More than a thousand years ago, a priest in Mexico donned a bone nose ornament and conducted a ceremony in honor of K’awiil, the Mayan god associated with maize and fertility.
At least that’s what experts believe happened after they discovered a nose ring made from human bone at the Archaeological Zone of Palenque in Chiapas, according to an Aug. 29 news release from Mexico’s National Institute of Anthropology and History. It’s the first find of its kind from the site.
Experts described the artifact as “una nariguera,” which translates to a nose ring in English. However, photos of the object show that it was more like an ornament that sat atop the wearer’s nose.

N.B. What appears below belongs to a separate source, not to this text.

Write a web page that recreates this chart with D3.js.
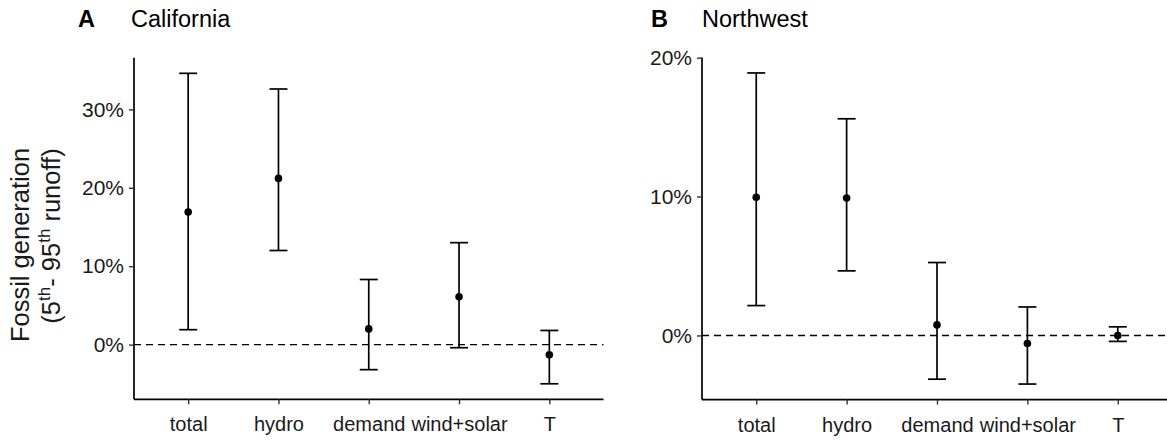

The 2.5-inch-long and 2-inch-wide adornment is made of a human tibia (leg) bone, archaeologists said. It was likely used by elites, specifically rulers and priests, in attempts to personify their god, K’awiil.
Experts said the bone artifact is engraved with a depiction of a man in a headdress and ornate jewelry. His left arm has the Mayan glyph “ak’ab’,” which means darkness or night. He is holding a long thin object, and beneath him is a human skull and long bones placed on a bundle of cloth.
The depiction in the bone expresses communication with gods and ancestors, according to experts.
The nose piece was unearthed from a ritual deposit buried between 600 and 850, archaeologists said. The deposit commemorated the building of a new structure, known as House C, at a palace.
Officials said they also found animal bones, obsidian blades and charcoal in the deposit.
Chiapas is in southeastern Mexico.
Google Translate was used to translate a news release from Mexico’s National Institute of Anthropology and History.